**STATED PROBLEM:** Carry none of the pictures over; write out the complete data exactly.

**DATA SEGMENT:**
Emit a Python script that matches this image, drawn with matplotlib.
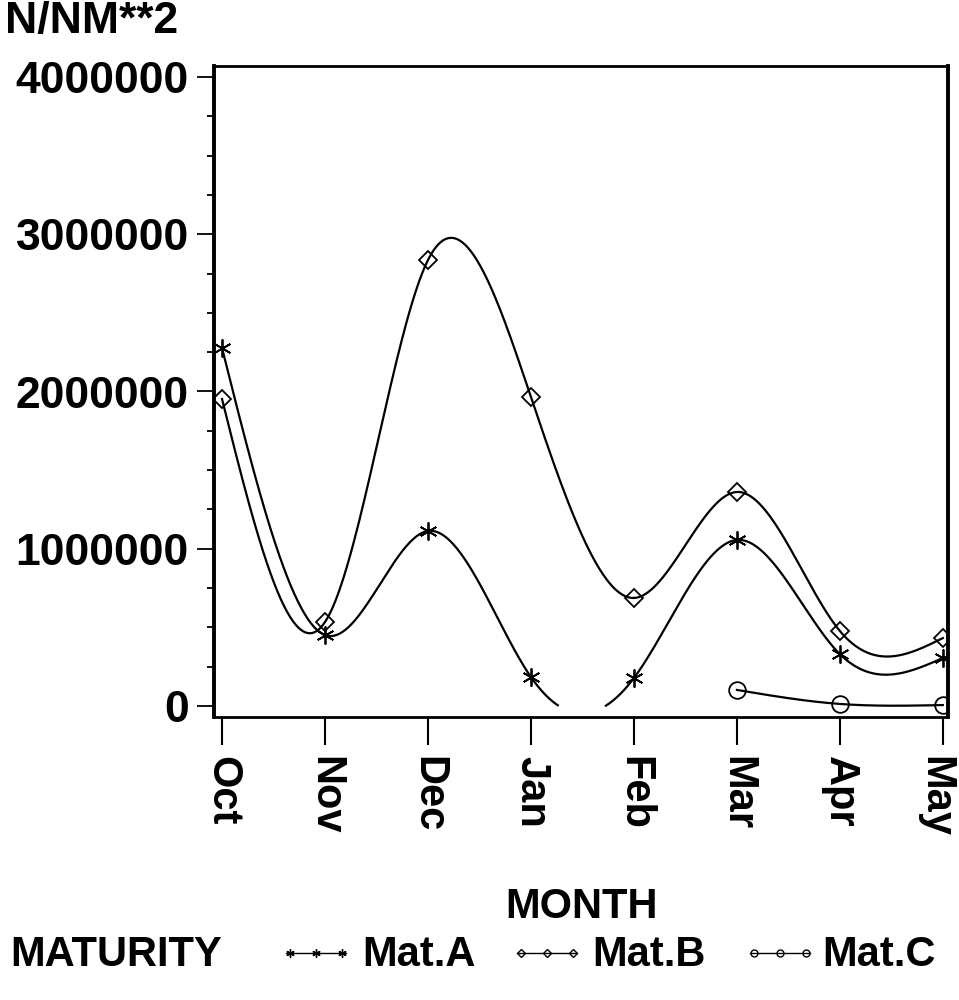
import numpy as np
import matplotlib
matplotlib.use("Agg")
import matplotlib.pyplot as plt
import matplotlib.transforms as mtransforms
from matplotlib.lines import Line2D
from matplotlib.ticker import MultipleLocator

plt.rcParams['font.family'] = ['Liberation Sans', 'DejaVu Sans']
plt.rcParams['font.weight'] = 'bold'

months = ['Oct', 'Nov', 'Dec', 'Jan', 'Feb', 'Mar', 'Apr', 'May']
mat_a = [2277000, 451000, 1113000, 184000, 178000, 1056000, 330000, 305000]
mat_b = [1952000, 534000, 2836000, 1965000, 687000, 1361000, 477000, 432000]
# Mat.C only sampled Mar-May
months_c = ['Mar', 'Apr', 'May']
mat_c = [102000, 13000, 6000]
series_names = ['Mat.A', 'Mat.B', 'Mat.C']


def natural_spline(x, y, xs):
    # plain natural cubic spline, like SAS interpol=spline
    x = np.asarray(x, float)
    y = np.asarray(y, float)
    n = len(x)
    h = np.diff(x)
    A = np.zeros((n, n))
    r = np.zeros(n)
    A[0, 0] = A[-1, -1] = 1
    for i in range(1, n - 1):
        A[i, i - 1] = h[i - 1]
        A[i, i] = 2 * (h[i - 1] + h[i])
        A[i, i + 1] = h[i]
        r[i] = 3 * ((y[i + 1] - y[i]) / h[i] - (y[i] - y[i - 1]) / h[i - 1])
    c = np.linalg.solve(A, r)
    b = (y[1:] - y[:-1]) / h - h * (2 * c[:-1] + c[1:]) / 3
    d = (c[1:] - c[:-1]) / (3 * h)
    idx = np.clip(np.searchsorted(x, xs) - 1, 0, n - 2)
    dx = xs - x[idx]
    return y[idx] + b[idx] * dx + c[idx] * dx ** 2 + d[idx] * dx ** 3


fig = plt.figure(figsize=(9.59, 10), dpi=100)
ax = fig.add_axes([214 / 959, 1 - 717 / 1000, 734 / 959, 651 / 1000])

xa = np.arange(len(months))
xc = np.array([months.index(m) for m in months_c])

markers = [((6, 2, 0), 13, 6), ('D', 9, 4), ('o', 12, 5)]
for (x, y), (mk, ms, _) in zip([(xa, mat_a), (xa, mat_b), (xc, mat_c)], markers):
    xs = np.linspace(x[0], x[-1], 600)
    ys = natural_spline(x, y, xs)
    ys = np.where(ys < 0, np.nan, ys)
    ax.plot(xs, ys, color='black', lw=1.6)
    ax.plot(x, y, linestyle='none', marker=mk, ms=ms, mfc='none',
            mec='black', mew=1.3)

ax.set_xlim(-0.078, 7.05)
ax.set_ylim(-70000, 4070000)
ax.set_xticks(xa)
ax.set_xticklabels(months, rotation=270, fontsize=30, fontweight='bold')
ax.set_yticks([0, 1000000, 2000000, 3000000, 4000000])
ax.set_yticklabels(['0', '1000000', '2000000', '3000000', '4000000'],
                   fontsize=32, fontweight='bold')
ax.yaxis.set_minor_locator(MultipleLocator(250000))
ax.tick_params(axis='x', direction='out', length=20, width=1.5, pad=8)
ax.tick_params(axis='y', which='major', direction='out', length=12, width=1.3, pad=6)
ax.tick_params(axis='y', which='minor', direction='out', length=5, width=1.3)
for side in ['left', 'right']:
    ax.spines[side].set_linewidth(2.8)
for side in ['top', 'bottom']:
    ax.spines[side].set_linewidth(2.0)

# last month label sits on the figure edge, pull it in a little
may_lbl = ax.get_xticklabels()[-1]
may_lbl.set_transform(may_lbl.get_transform() +
                      mtransforms.ScaledTranslation(-8 / 100, 0, fig.dpi_scale_trans))

fig.text(5 / 959, 1 - 22 / 1000, 'N/NM**2', fontsize=32, fontweight='bold',
         ha='left', va='center')
fig.text(582 / 959, 1 - 907 / 1000, 'MONTH', fontsize=30, fontweight='bold',
         ha='center', va='center')
fig.text(10 / 959, 1 - 955 / 1000, 'MATURITY', fontsize=30, fontweight='bold',
         ha='left', va='center')

# legend drawn by hand so the SAS-like spacing can be matched
leg_y = 1 - 953 / 1000
leg_pos = [(286, 346, 362), (517, 577, 592), (750, 810, 822)]
for (x0, x1, xt), (mk, _, ms), name in zip(leg_pos, markers, series_names):
    hx = np.array([x0 + 4, (x0 + x1) / 2, x1 - 4]) / 959
    fig.add_artist(Line2D([x0 / 959, x1 / 959], [leg_y, leg_y], color='black',
                          lw=1, transform=fig.transFigure))
    fig.add_artist(Line2D(hx, [leg_y] * 3, linestyle='none', marker=mk, ms=ms,
                          mfc='none', mec='black', mew=1,
                          transform=fig.transFigure))
    fig.text(xt / 959, 1 - 955 / 1000, name, fontsize=30, fontweight='bold',
             ha='left', va='center')

fig.savefig('out.png', dpi=100)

**RESULT:**
Emit a Python script that matches this image, drawn with matplotlib.
import numpy as np
import matplotlib
matplotlib.use("Agg")
import matplotlib.pyplot as plt
import matplotlib.transforms as mtransforms
from matplotlib.lines import Line2D
from matplotlib.ticker import MultipleLocator

plt.rcParams['font.family'] = ['Liberation Sans', 'DejaVu Sans']
plt.rcParams['font.weight'] = 'bold'

months = ['Oct', 'Nov', 'Dec', 'Jan', 'Feb', 'Mar', 'Apr', 'May']
mat_a = [2277000, 451000, 1113000, 184000, 178000, 1056000, 330000, 305000]
mat_b = [1952000, 534000, 2836000, 1965000, 687000, 1361000, 477000, 432000]
# Mat.C only sampled Mar-May
months_c = ['Mar', 'Apr', 'May']
mat_c = [102000, 13000, 6000]
series_names = ['Mat.A', 'Mat.B', 'Mat.C']


def natural_spline(x, y, xs):
    # plain natural cubic spline, like SAS interpol=spline
    x = np.asarray(x, float)
    y = np.asarray(y, float)
    n = len(x)
    h = np.diff(x)
    A = np.zeros((n, n))
    r = np.zeros(n)
    A[0, 0] = A[-1, -1] = 1
    for i in range(1, n - 1):
        A[i, i - 1] = h[i - 1]
        A[i, i] = 2 * (h[i - 1] + h[i])
        A[i, i + 1] = h[i]
        r[i] = 3 * ((y[i + 1] - y[i]) / h[i] - (y[i] - y[i - 1]) / h[i - 1])
    c = np.linalg.solve(A, r)
    b = (y[1:] - y[:-1]) / h - h * (2 * c[:-1] + c[1:]) / 3
    d = (c[1:] - c[:-1]) / (3 * h)
    idx = np.clip(np.searchsorted(x, xs) - 1, 0, n - 2)
    dx = xs - x[idx]
    return y[idx] + b[idx] * dx + c[idx] * dx ** 2 + d[idx] * dx ** 3


fig = plt.figure(figsize=(9.59, 10), dpi=100)
ax = fig.add_axes([214 / 959, 1 - 717 / 1000, 734 / 959, 651 / 1000])

xa = np.arange(len(months))
xc = np.array([months.index(m) for m in months_c])

markers = [((6, 2, 0), 13, 6), ('D', 9, 4), ('o', 12, 5)]
for (x, y), (mk, ms, _) in zip([(xa, mat_a), (xa, mat_b), (xc, mat_c)], markers):
    xs = np.linspace(x[0], x[-1], 600)
    ys = natural_spline(x, y, xs)
    ys = np.where(ys < 0, np.nan, ys)
    ax.plot(xs, ys, color='black', lw=1.6)
    ax.plot(x, y, linestyle='none', marker=mk, ms=ms, mfc='none',
            mec='black', mew=1.3)

ax.set_xlim(-0.078, 7.05)
ax.set_ylim(-70000, 4070000)
ax.set_xticks(xa)
ax.set_xticklabels(months, rotation=270, fontsize=30, fontweight='bold')
ax.set_yticks([0, 1000000, 2000000, 3000000, 4000000])
ax.set_yticklabels(['0', '1000000', '2000000', '3000000', '4000000'],
                   fontsize=32, fontweight='bold')
ax.yaxis.set_minor_locator(MultipleLocator(250000))
ax.tick_params(axis='x', direction='out', length=20, width=1.5, pad=8)
ax.tick_params(axis='y', which='major', direction='out', length=12, width=1.3, pad=6)
ax.tick_params(axis='y', which='minor', direction='out', length=5, width=1.3)
for side in ['left', 'right']:
    ax.spines[side].set_linewidth(2.8)
for side in ['top', 'bottom']:
    ax.spines[side].set_linewidth(2.0)

# last month label sits on the figure edge, pull it in a little
may_lbl = ax.get_xticklabels()[-1]
may_lbl.set_transform(may_lbl.get_transform() +
                      mtransforms.ScaledTranslation(-8 / 100, 0, fig.dpi_scale_trans))

fig.text(5 / 959, 1 - 22 / 1000, 'N/NM**2', fontsize=32, fontweight='bold',
         ha='left', va='center')
fig.text(582 / 959, 1 - 907 / 1000, 'MONTH', fontsize=30, fontweight='bold',
         ha='center', va='center')
fig.text(10 / 959, 1 - 955 / 1000, 'MATURITY', fontsize=30, fontweight='bold',
         ha='left', va='center')

# legend drawn by hand so the SAS-like spacing can be matched
leg_y = 1 - 953 / 1000
leg_pos = [(286, 346, 362), (517, 577, 592), (750, 810, 822)]
for (x0, x1, xt), (mk, _, ms), name in zip(leg_pos, markers, series_names):
    hx = np.array([x0 + 4, (x0 + x1) / 2, x1 - 4]) / 959
    fig.add_artist(Line2D([x0 / 959, x1 / 959], [leg_y, leg_y], color='black',
                          lw=1, transform=fig.transFigure))
    fig.add_artist(Line2D(hx, [leg_y] * 3, linestyle='none', marker=mk, ms=ms,
                          mfc='none', mec='black', mew=1,
                          transform=fig.transFigure))
    fig.text(xt / 959, 1 - 955 / 1000, name, fontsize=30, fontweight='bold',
             ha='left', va='center')

fig.savefig('out.png', dpi=100)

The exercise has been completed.